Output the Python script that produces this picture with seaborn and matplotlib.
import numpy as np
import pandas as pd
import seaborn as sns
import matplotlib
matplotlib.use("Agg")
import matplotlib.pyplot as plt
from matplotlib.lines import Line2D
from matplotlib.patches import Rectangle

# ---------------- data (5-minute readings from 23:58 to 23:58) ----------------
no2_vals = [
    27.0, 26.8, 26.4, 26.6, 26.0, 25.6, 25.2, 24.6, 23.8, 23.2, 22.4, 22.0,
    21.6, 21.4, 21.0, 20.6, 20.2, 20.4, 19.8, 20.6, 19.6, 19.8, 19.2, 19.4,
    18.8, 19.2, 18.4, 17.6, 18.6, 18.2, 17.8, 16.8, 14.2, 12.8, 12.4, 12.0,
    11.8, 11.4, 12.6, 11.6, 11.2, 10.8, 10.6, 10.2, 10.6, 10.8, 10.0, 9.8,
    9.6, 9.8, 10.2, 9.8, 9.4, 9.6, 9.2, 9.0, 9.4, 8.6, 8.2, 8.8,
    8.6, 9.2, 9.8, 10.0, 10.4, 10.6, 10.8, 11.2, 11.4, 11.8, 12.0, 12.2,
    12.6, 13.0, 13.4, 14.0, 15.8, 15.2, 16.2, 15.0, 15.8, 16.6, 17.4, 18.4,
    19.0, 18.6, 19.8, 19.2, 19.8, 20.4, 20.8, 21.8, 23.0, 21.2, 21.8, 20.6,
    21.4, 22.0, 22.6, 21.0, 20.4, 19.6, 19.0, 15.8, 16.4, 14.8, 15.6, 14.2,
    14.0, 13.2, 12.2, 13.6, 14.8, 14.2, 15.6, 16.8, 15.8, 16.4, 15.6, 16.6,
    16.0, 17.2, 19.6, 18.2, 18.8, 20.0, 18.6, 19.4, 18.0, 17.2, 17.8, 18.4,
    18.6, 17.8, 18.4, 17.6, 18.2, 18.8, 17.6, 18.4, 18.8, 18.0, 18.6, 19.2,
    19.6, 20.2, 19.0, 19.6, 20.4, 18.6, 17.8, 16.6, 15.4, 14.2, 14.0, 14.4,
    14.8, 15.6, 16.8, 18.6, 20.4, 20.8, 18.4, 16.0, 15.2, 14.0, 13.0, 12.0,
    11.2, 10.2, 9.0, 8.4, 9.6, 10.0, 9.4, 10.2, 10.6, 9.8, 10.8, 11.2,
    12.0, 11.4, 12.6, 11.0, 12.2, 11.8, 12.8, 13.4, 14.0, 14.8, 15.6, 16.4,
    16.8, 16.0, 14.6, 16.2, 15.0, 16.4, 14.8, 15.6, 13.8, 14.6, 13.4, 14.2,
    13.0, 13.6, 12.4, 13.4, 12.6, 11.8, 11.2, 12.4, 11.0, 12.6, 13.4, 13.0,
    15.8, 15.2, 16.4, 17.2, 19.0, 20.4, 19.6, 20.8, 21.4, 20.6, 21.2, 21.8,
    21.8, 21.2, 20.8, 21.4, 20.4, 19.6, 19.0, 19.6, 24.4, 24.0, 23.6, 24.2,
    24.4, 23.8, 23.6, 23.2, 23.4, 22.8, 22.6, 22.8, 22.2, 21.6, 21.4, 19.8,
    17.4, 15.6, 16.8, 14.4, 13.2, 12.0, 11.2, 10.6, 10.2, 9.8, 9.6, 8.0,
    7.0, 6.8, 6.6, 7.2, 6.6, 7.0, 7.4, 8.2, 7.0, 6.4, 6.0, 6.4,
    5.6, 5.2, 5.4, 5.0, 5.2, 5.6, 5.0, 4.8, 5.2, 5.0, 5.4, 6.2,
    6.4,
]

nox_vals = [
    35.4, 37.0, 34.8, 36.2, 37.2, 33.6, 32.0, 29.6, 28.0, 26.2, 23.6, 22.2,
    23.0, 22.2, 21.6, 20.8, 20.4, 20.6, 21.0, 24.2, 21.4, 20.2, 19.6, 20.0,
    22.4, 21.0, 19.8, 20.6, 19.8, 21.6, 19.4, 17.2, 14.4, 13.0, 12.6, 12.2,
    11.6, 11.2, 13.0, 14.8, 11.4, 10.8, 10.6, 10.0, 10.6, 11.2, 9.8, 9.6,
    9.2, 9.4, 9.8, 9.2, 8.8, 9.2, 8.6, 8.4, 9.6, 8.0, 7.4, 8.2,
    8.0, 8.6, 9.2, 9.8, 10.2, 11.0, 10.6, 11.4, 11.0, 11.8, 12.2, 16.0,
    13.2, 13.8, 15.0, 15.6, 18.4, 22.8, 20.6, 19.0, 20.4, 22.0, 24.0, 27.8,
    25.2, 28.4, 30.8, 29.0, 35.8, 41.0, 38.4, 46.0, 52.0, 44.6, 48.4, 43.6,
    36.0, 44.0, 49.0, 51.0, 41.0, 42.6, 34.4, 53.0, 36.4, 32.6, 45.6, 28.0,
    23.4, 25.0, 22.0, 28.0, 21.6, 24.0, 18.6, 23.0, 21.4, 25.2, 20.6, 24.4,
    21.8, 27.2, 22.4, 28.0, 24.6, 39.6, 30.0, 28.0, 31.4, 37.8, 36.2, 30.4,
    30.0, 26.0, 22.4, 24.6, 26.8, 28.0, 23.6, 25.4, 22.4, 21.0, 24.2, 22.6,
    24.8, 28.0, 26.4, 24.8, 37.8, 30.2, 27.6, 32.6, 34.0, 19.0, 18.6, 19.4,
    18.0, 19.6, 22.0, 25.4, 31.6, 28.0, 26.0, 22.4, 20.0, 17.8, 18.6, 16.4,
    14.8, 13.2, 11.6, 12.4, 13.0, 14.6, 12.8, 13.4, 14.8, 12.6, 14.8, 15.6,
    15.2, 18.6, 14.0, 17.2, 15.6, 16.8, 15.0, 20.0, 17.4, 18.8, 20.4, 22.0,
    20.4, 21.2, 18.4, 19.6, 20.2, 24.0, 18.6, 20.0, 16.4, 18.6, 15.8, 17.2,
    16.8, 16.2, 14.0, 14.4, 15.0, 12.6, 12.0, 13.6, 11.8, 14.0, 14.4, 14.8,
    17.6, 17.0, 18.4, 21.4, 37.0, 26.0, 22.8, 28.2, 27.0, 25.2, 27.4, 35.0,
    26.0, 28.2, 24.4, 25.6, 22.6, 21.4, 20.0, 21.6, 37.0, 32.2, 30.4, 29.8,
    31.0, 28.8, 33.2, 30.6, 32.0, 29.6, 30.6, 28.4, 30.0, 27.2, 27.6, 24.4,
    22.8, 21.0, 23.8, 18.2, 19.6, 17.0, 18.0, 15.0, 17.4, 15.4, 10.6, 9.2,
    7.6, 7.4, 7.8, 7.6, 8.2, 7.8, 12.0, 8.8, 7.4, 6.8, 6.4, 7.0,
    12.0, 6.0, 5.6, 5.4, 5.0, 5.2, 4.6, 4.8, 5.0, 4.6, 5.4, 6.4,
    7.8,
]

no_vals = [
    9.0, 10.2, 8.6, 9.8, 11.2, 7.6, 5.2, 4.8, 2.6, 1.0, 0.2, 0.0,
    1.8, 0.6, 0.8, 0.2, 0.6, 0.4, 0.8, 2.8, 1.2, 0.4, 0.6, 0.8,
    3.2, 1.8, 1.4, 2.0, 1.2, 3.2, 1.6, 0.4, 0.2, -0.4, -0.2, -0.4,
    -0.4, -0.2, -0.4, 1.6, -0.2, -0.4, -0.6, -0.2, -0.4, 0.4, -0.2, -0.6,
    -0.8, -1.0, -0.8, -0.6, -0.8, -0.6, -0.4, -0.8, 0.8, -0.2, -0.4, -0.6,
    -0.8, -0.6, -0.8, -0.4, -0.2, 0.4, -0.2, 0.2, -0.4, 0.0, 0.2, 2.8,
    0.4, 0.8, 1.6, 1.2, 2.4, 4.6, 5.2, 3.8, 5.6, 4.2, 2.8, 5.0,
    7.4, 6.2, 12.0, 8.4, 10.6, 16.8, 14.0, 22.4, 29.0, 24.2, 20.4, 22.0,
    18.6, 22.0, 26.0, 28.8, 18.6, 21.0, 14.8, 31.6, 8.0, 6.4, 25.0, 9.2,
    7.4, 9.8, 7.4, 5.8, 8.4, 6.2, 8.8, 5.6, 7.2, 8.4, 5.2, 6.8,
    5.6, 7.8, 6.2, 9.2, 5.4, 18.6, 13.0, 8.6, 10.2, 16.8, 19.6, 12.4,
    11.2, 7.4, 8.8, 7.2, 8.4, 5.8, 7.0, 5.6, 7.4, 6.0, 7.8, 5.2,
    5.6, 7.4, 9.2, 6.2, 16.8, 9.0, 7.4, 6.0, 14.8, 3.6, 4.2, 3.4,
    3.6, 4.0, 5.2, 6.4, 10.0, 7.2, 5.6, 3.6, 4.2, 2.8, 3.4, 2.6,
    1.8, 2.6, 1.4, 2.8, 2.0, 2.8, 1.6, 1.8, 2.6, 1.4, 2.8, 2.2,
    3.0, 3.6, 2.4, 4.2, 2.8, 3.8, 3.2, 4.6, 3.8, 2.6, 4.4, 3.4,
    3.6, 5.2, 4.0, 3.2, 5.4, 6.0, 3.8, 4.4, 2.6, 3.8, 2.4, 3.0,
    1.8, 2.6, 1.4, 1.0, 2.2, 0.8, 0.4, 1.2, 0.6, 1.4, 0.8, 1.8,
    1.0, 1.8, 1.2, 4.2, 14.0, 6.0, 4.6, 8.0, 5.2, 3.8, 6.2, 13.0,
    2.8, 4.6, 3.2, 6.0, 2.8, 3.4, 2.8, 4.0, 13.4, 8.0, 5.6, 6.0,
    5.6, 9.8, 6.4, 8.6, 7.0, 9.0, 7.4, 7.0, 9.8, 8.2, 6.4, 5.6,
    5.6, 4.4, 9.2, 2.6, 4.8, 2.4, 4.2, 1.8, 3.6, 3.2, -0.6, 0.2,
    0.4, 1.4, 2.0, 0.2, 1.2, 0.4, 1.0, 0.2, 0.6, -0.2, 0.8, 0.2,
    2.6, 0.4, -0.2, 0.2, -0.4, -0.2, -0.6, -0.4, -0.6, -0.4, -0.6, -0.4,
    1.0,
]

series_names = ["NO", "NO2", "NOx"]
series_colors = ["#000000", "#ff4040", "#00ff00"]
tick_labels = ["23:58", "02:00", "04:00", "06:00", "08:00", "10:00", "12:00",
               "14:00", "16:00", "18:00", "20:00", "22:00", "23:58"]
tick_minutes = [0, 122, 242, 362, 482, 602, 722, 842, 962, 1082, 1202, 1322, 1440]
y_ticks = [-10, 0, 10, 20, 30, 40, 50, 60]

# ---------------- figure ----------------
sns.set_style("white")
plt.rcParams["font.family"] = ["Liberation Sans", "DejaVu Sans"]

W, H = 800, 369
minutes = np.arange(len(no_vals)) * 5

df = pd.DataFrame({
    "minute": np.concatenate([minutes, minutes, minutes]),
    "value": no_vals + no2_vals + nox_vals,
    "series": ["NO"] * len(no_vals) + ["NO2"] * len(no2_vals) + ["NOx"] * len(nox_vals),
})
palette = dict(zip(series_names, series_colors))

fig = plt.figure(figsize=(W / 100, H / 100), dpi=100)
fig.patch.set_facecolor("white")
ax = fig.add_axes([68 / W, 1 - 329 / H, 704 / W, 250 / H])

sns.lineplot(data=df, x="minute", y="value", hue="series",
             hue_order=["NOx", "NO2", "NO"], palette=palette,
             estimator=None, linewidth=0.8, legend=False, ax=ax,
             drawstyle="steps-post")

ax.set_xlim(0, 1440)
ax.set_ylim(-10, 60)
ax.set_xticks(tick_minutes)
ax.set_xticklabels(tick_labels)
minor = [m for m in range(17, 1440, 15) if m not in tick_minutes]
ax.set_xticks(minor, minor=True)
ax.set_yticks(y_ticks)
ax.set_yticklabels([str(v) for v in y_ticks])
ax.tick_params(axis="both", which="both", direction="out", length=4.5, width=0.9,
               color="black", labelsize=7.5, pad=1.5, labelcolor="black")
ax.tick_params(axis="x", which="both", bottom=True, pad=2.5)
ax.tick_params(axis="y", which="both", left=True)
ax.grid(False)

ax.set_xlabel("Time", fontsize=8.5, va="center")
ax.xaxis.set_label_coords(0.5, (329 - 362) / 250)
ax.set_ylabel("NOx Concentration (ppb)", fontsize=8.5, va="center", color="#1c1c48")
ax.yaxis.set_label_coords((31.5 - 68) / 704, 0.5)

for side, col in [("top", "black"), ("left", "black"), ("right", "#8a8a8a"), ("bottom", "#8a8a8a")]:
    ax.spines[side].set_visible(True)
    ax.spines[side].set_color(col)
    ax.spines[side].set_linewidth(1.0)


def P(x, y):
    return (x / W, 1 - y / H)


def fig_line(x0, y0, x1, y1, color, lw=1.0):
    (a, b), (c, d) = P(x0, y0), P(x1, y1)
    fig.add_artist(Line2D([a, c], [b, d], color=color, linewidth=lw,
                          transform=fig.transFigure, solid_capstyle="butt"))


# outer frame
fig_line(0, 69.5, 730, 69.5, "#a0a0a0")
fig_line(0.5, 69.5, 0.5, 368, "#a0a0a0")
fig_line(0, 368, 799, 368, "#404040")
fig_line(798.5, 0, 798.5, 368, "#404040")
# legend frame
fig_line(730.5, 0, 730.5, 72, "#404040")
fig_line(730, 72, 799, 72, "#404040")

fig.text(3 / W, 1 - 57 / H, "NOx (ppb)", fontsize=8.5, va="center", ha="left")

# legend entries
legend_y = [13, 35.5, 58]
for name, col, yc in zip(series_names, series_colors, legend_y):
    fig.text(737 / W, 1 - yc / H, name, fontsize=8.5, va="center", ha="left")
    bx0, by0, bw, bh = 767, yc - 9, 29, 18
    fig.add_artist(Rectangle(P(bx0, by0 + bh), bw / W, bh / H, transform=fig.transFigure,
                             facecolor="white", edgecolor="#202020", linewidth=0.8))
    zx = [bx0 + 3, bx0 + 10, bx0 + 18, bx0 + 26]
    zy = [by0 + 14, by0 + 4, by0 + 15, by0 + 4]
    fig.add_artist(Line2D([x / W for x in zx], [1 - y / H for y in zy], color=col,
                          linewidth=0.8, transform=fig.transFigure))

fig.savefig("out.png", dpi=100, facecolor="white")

-*-*-

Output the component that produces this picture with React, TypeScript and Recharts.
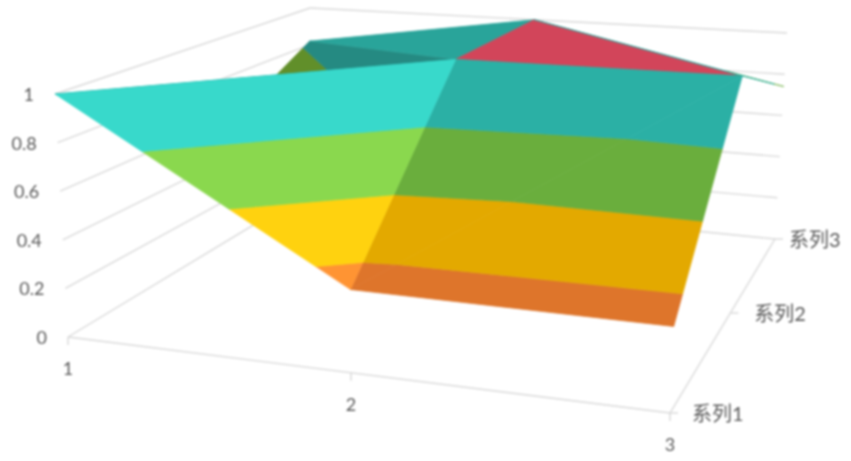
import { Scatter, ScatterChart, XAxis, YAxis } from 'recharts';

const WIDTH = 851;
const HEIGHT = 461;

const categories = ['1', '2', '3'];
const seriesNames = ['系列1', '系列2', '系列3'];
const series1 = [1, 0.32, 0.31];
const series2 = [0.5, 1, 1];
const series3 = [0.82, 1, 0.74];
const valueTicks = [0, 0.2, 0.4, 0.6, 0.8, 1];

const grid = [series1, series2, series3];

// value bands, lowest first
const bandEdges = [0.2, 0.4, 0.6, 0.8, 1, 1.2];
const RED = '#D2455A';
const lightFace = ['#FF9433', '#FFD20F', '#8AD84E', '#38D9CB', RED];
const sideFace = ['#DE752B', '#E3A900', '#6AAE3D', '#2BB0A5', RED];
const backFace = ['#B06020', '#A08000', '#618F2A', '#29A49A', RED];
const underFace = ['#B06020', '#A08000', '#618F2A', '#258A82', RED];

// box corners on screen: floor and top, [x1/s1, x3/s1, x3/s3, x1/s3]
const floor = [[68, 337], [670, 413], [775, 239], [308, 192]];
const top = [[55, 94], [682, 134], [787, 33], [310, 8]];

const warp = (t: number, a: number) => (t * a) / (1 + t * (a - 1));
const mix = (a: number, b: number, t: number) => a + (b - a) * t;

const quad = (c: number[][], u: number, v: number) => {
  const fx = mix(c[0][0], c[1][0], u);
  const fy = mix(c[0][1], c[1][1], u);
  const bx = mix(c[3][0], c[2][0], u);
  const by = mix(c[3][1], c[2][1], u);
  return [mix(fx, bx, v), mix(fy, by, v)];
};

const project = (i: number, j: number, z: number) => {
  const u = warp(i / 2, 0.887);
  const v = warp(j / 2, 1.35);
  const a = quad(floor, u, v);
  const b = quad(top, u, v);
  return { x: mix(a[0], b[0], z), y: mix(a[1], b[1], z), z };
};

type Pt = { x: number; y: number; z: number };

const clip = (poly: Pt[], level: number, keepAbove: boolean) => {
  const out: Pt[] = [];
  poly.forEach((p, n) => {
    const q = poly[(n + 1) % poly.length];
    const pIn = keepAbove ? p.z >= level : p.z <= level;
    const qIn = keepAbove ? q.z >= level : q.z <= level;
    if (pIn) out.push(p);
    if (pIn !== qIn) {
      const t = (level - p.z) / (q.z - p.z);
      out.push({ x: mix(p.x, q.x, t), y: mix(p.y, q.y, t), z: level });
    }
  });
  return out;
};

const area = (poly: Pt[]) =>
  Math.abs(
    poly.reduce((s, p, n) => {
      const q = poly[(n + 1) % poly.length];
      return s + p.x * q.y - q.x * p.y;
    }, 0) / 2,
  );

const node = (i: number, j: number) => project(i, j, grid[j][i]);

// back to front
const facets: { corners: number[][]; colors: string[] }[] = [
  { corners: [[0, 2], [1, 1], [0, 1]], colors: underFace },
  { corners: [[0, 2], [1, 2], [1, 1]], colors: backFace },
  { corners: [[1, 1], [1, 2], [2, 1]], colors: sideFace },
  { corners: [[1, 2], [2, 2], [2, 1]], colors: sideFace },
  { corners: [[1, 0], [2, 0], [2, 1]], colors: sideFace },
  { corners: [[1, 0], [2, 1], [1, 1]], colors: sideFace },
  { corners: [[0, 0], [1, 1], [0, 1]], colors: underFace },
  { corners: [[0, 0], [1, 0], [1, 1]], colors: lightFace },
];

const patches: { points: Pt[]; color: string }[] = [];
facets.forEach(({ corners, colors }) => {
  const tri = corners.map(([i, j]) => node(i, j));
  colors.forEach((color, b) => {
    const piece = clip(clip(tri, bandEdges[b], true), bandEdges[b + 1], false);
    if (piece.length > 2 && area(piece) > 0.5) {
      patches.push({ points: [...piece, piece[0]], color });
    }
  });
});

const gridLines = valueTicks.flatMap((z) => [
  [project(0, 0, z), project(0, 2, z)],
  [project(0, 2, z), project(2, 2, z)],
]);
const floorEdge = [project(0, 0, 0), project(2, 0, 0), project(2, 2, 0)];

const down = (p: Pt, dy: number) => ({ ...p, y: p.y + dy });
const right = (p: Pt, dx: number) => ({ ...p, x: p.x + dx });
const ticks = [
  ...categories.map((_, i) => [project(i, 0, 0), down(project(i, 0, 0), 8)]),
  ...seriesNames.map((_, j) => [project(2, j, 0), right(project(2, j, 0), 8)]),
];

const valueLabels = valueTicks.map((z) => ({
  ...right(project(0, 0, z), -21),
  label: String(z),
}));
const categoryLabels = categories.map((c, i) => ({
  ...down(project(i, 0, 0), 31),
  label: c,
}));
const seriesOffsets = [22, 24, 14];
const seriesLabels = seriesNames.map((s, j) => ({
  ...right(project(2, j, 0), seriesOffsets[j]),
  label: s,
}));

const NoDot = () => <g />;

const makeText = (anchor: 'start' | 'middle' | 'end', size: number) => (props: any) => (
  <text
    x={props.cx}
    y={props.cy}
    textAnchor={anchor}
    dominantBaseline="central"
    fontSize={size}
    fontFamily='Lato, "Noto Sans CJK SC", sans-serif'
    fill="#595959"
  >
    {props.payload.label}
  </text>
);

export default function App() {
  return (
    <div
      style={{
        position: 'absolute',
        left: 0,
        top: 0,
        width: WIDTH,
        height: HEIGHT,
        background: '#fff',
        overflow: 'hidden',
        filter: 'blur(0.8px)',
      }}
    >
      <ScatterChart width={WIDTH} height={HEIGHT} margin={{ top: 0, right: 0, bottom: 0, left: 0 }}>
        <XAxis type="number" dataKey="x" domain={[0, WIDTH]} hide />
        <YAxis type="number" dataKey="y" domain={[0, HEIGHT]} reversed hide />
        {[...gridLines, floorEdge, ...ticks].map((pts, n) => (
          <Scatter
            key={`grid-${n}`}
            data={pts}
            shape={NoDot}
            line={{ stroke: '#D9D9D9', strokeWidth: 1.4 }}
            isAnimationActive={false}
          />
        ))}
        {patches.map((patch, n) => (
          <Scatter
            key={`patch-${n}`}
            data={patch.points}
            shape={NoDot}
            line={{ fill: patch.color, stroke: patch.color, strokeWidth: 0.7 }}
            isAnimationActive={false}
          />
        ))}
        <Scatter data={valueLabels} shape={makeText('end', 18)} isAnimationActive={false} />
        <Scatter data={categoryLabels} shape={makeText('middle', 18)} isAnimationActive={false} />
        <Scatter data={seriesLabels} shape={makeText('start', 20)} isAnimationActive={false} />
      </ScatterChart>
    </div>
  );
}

-*-*-

AIM: Retype the records above, but only those lines that fall between the line containing "Output the Python" and the line containing "from matplotlib.patches import Rectangle", with both of those lines included, exactly as written.

TASK RESPONSE:
Output the Python script that produces this picture with seaborn and matplotlib.
import numpy as np
import pandas as pd
import seaborn as sns
import matplotlib
matplotlib.use("Agg")
import matplotlib.pyplot as plt
from matplotlib.lines import Line2D
from matplotlib.patches import Rectangle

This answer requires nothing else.